# [Given data]

++++++++++

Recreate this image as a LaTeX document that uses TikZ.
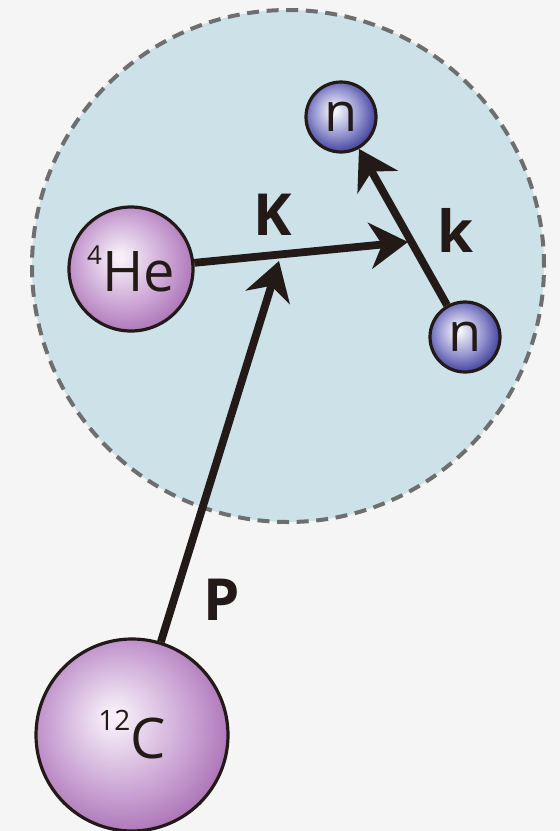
\documentclass[tikz,border=0pt]{standalone}
\usepackage{fontspec}
\setmainfont{Open Sans}
\usepackage{tikz}
\usetikzlibrary{arrows.meta,positioning}
\definecolor{paper}{RGB}{245,245,245}
\definecolor{zoneblue}{RGB}{204,226,232}
\definecolor{zonedash}{RGB}{110,110,110}
\definecolor{ink}{RGB}{35,26,24}
\definecolor{hepale}{RGB}{246,238,248}
\definecolor{hemid}{RGB}{200,160,210}
\definecolor{hedeep}{RGB}{158,94,168}
\definecolor{npale}{RGB}{242,242,250}
\definecolor{nmid}{RGB}{145,145,206}
\definecolor{ndeep}{RGB}{48,48,145}
\pgfdeclareradialshading{heball}{\pgfqpoint{-5bp}{5bp}}{color(0bp)=(hepale); color(2bp)=(hepale); color(19bp)=(hemid); color(33bp)=(hedeep); color(50bp)=(hedeep)}
\pgfdeclareradialshading{nball}{\pgfqpoint{-5bp}{5bp}}{color(0bp)=(npale); color(2bp)=(npale); color(17bp)=(nmid); color(30bp)=(ndeep); color(50bp)=(ndeep)}

\begin{document}
\begin{tikzpicture}[
  x=0.5pt, y=-0.5pt,
  nucleus/.style={circle, draw=ink, line width=1.6pt, shading=heball,
                  text=ink, inner sep=0pt, font=\fontsize{28}{28}\selectfont},
  neutron/.style={circle, draw=ink, line width=1.6pt, shading=nball,
                  minimum size=35pt, text=ink, inner sep=0pt,
                  font=\fontsize{27}{27}\selectfont},
  zone/.style={draw=zonedash, fill=zoneblue, line width=2pt,
               dash pattern=on 6pt off 3.8pt},
  vec/.style={-{Stealth[length=19pt, width=23pt, inset=6pt]}, draw=ink,
              line width=3.9pt},
  lab/.style={text=ink, font=\bfseries\fontsize{29}{29}\selectfont},
]
\useasboundingbox (0,0) rectangle (560,831);
\fill[paper] (0,0) rectangle (560,831);
\coordinate (mid) at (288,266);
\draw[zone] (mid) circle[radius=128pt];

\node[nucleus, minimum size=62pt] (he) at (131,269)
  {\raisebox{13.5pt}{\fontsize{13}{13}\selectfont 4}He};
\node[neutron] (nup) at (341,117) {n};
\node[neutron] (nlow) at (465,337) {n};
\node[nucleus, minimum size=96pt] (c12) at (132,735)
  {\raisebox{14pt}{\fontsize{14}{14}\selectfont 12}C};

\coordinate (Ktip) at (408,242);
\coordinate (Ptip) at (279,261);

\draw[vec] (nlow) -- (nup);
\draw[vec] (he) -- (Ktip);
\draw[vec] (c12) -- (Ptip);

\node[lab] (Klab) at (273,215) {K};
\node[lab] (klab) at (455,230) {k};
\node[lab] (Plab) at (222,600) {P};
\end{tikzpicture}
\end{document}
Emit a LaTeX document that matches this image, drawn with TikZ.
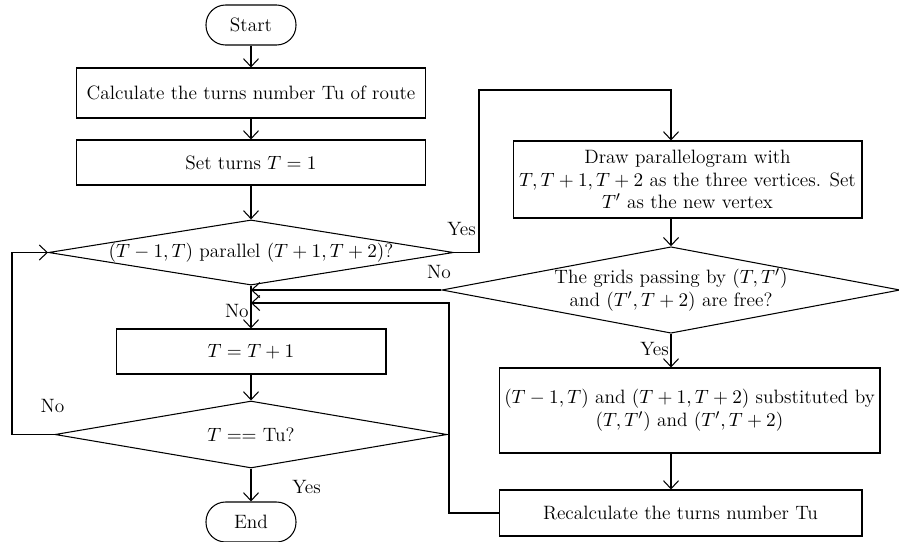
\documentclass[tikz,border=0pt]{standalone}
\usetikzlibrary{shapes.geometric}
\usetikzlibrary{arrows.meta}
\usetikzlibrary{positioning}

\tikzset{
  box/.style={draw, rectangle, inner sep=2pt, align=center},
  term/.style={draw, rectangle, rounded corners=0.39cm, minimum width=1.8cm, minimum height=0.8cm},
  test/.style={draw, diamond, inner sep=0pt, align=center},
  flow/.style={-{Straight Barb[length=1.6mm,width=3mm]}},
}

\begin{document}
\begin{tikzpicture}[x=0.02cm, y=-0.02cm, line width=0.6pt, font=\fontsize{11}{13}\selectfont]
      \useasboundingbox (0,0) rectangle (899,541);
      % left column
      \node[term] (start) at (251,25) {Start};
      \node[box, minimum width=7cm, minimum height=1cm] (calc) at (251,93) {Calculate the turns number Tu of route};
      \node[box, minimum width=7cm, minimum height=0.9cm] (init) at (251,162.5) {Set turns $T = 1$};
      \node[test, aspect=6.2, minimum width=8.1cm, minimum height=1.3cm] (par) at (251,252.5) {$(T-1,T)$ parallel $(T+1,T+2)$?};
      \node[box, minimum width=5.4cm, minimum height=0.9cm] (inc) at (251,351.5) {$T = T+1$};
      \node[test, aspect=5.85, minimum width=7.84cm, minimum height=1.34cm] (last) at (251,434.5) {$T ==$ Tu?};
      \node[term] (end) at (251,522) {End};
      % right column
      \node[box, minimum width=6.98cm, minimum height=1.54cm] (draw) at (687.5,179.5) {Draw parallelogram with\\ $T, T+1, T+2$ as the three vertices. Set\\ $T'$ as the new vertex};
      \node[test, aspect=5.3, minimum width=9.12cm, minimum height=1.72cm] (free) at (671,290) {The grids passing by $(T,T')$\\ and $(T',T+2)$ are free?};
      \node[box, minimum width=7.62cm, minimum height=1.7cm] (subst) at (689.5,410.5) {$(T-1,T)$ and $(T+1,T+2)$ substituted by\\ $(T,T')$ and $(T',T+2)$};
      \node[box, minimum width=7.26cm, minimum height=0.92cm] (recalc) at (680.5,513) {Recalculate the turns number Tu};

      \coordinate (loopL) at (12,252.5);
      \coordinate (yesR) at (479,90);
      \coordinate (back) at (449,303);

      \draw[flow] (start) -- (calc);
      \draw[flow] (calc) -- (init);
      \draw[flow] (init) -- (par);
      \draw[flow] (par) -- node[pos=0.6, left, inner sep=1pt] {No} (inc);
      \draw[flow] (inc) -- (last);
      \draw[flow] (last) -- node[pos=0.55, right=0.7cm] {Yes} (end);
      \draw[flow] (last.west) node[above=0.3cm, xshift=-0.04cm] {No} -- (last.west -| loopL) -- (loopL) -- (par.west);
      \draw[flow] (par.east) node[above=0.2cm, xshift=0.15cm] {Yes} -| (yesR) -| (free.north |- draw.north);
      \draw[flow] (draw.south -| free.north) -- (free.north);
      \draw[flow] (free.west) node[above=0.1cm, xshift=-0.05cm] {No} -- (free.west -| par.south);
      \draw[flow] (free.south) -- node[pos=0.45, left, inner sep=1pt] {Yes} (free.south |- subst.north);
      \draw[flow] (subst.south -| free.south) -- (free.south |- recalc.north);
      \draw[flow] (recalc.west) -| (back) -- (back -| par.south);
    \end{tikzpicture}
\end{document}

++++++++++

# [Written exercise]
The entries above should be reproduced exactly, without their pictures.

# [The response]
Recreate this image as a LaTeX document that uses TikZ.
\documentclass[tikz,border=0pt]{standalone}
\usepackage{fontspec}
\setmainfont{Open Sans}
\usepackage{tikz}
\usetikzlibrary{arrows.meta,positioning}
\definecolor{paper}{RGB}{245,245,245}
\definecolor{zoneblue}{RGB}{204,226,232}
\definecolor{zonedash}{RGB}{110,110,110}
\definecolor{ink}{RGB}{35,26,24}
\definecolor{hepale}{RGB}{246,238,248}
\definecolor{hemid}{RGB}{200,160,210}
\definecolor{hedeep}{RGB}{158,94,168}
\definecolor{npale}{RGB}{242,242,250}
\definecolor{nmid}{RGB}{145,145,206}
\definecolor{ndeep}{RGB}{48,48,145}
\pgfdeclareradialshading{heball}{\pgfqpoint{-5bp}{5bp}}{color(0bp)=(hepale); color(2bp)=(hepale); color(19bp)=(hemid); color(33bp)=(hedeep); color(50bp)=(hedeep)}
\pgfdeclareradialshading{nball}{\pgfqpoint{-5bp}{5bp}}{color(0bp)=(npale); color(2bp)=(npale); color(17bp)=(nmid); color(30bp)=(ndeep); color(50bp)=(ndeep)}

\begin{document}
\begin{tikzpicture}[
  x=0.5pt, y=-0.5pt,
  nucleus/.style={circle, draw=ink, line width=1.6pt, shading=heball,
                  text=ink, inner sep=0pt, font=\fontsize{28}{28}\selectfont},
  neutron/.style={circle, draw=ink, line width=1.6pt, shading=nball,
                  minimum size=35pt, text=ink, inner sep=0pt,
                  font=\fontsize{27}{27}\selectfont},
  zone/.style={draw=zonedash, fill=zoneblue, line width=2pt,
               dash pattern=on 6pt off 3.8pt},
  vec/.style={-{Stealth[length=19pt, width=23pt, inset=6pt]}, draw=ink,
              line width=3.9pt},
  lab/.style={text=ink, font=\bfseries\fontsize{29}{29}\selectfont},
]
\useasboundingbox (0,0) rectangle (560,831);
\fill[paper] (0,0) rectangle (560,831);
\coordinate (mid) at (288,266);
\draw[zone] (mid) circle[radius=128pt];

\node[nucleus, minimum size=62pt] (he) at (131,269)
  {\raisebox{13.5pt}{\fontsize{13}{13}\selectfont 4}He};
\node[neutron] (nup) at (341,117) {n};
\node[neutron] (nlow) at (465,337) {n};
\node[nucleus, minimum size=96pt] (c12) at (132,735)
  {\raisebox{14pt}{\fontsize{14}{14}\selectfont 12}C};

\coordinate (Ktip) at (408,242);
\coordinate (Ptip) at (279,261);

\draw[vec] (nlow) -- (nup);
\draw[vec] (he) -- (Ktip);
\draw[vec] (c12) -- (Ptip);

\node[lab] (Klab) at (273,215) {K};
\node[lab] (klab) at (455,230) {k};
\node[lab] (Plab) at (222,600) {P};
\end{tikzpicture}
\end{document}
Emit a LaTeX document that matches this image, drawn with TikZ.
\documentclass[tikz,border=0pt]{standalone}
\usetikzlibrary{shapes.geometric}
\usetikzlibrary{arrows.meta}
\usetikzlibrary{positioning}

\tikzset{
  box/.style={draw, rectangle, inner sep=2pt, align=center},
  term/.style={draw, rectangle, rounded corners=0.39cm, minimum width=1.8cm, minimum height=0.8cm},
  test/.style={draw, diamond, inner sep=0pt, align=center},
  flow/.style={-{Straight Barb[length=1.6mm,width=3mm]}},
}

\begin{document}
\begin{tikzpicture}[x=0.02cm, y=-0.02cm, line width=0.6pt, font=\fontsize{11}{13}\selectfont]
      \useasboundingbox (0,0) rectangle (899,541);
      % left column
      \node[term] (start) at (251,25) {Start};
      \node[box, minimum width=7cm, minimum height=1cm] (calc) at (251,93) {Calculate the turns number Tu of route};
      \node[box, minimum width=7cm, minimum height=0.9cm] (init) at (251,162.5) {Set turns $T = 1$};
      \node[test, aspect=6.2, minimum width=8.1cm, minimum height=1.3cm] (par) at (251,252.5) {$(T-1,T)$ parallel $(T+1,T+2)$?};
      \node[box, minimum width=5.4cm, minimum height=0.9cm] (inc) at (251,351.5) {$T = T+1$};
      \node[test, aspect=5.85, minimum width=7.84cm, minimum height=1.34cm] (last) at (251,434.5) {$T ==$ Tu?};
      \node[term] (end) at (251,522) {End};
      % right column
      \node[box, minimum width=6.98cm, minimum height=1.54cm] (draw) at (687.5,179.5) {Draw parallelogram with\\ $T, T+1, T+2$ as the three vertices. Set\\ $T'$ as the new vertex};
      \node[test, aspect=5.3, minimum width=9.12cm, minimum height=1.72cm] (free) at (671,290) {The grids passing by $(T,T')$\\ and $(T',T+2)$ are free?};
      \node[box, minimum width=7.62cm, minimum height=1.7cm] (subst) at (689.5,410.5) {$(T-1,T)$ and $(T+1,T+2)$ substituted by\\ $(T,T')$ and $(T',T+2)$};
      \node[box, minimum width=7.26cm, minimum height=0.92cm] (recalc) at (680.5,513) {Recalculate the turns number Tu};

      \coordinate (loopL) at (12,252.5);
      \coordinate (yesR) at (479,90);
      \coordinate (back) at (449,303);

      \draw[flow] (start) -- (calc);
      \draw[flow] (calc) -- (init);
      \draw[flow] (init) -- (par);
      \draw[flow] (par) -- node[pos=0.6, left, inner sep=1pt] {No} (inc);
      \draw[flow] (inc) -- (last);
      \draw[flow] (last) -- node[pos=0.55, right=0.7cm] {Yes} (end);
      \draw[flow] (last.west) node[above=0.3cm, xshift=-0.04cm] {No} -- (last.west -| loopL) -- (loopL) -- (par.west);
      \draw[flow] (par.east) node[above=0.2cm, xshift=0.15cm] {Yes} -| (yesR) -| (free.north |- draw.north);
      \draw[flow] (draw.south -| free.north) -- (free.north);
      \draw[flow] (free.west) node[above=0.1cm, xshift=-0.05cm] {No} -- (free.west -| par.south);
      \draw[flow] (free.south) -- node[pos=0.45, left, inner sep=1pt] {Yes} (free.south |- subst.north);
      \draw[flow] (subst.south -| free.south) -- (free.south |- recalc.north);
      \draw[flow] (recalc.west) -| (back) -- (back -| par.south);
    \end{tikzpicture}
\end{document}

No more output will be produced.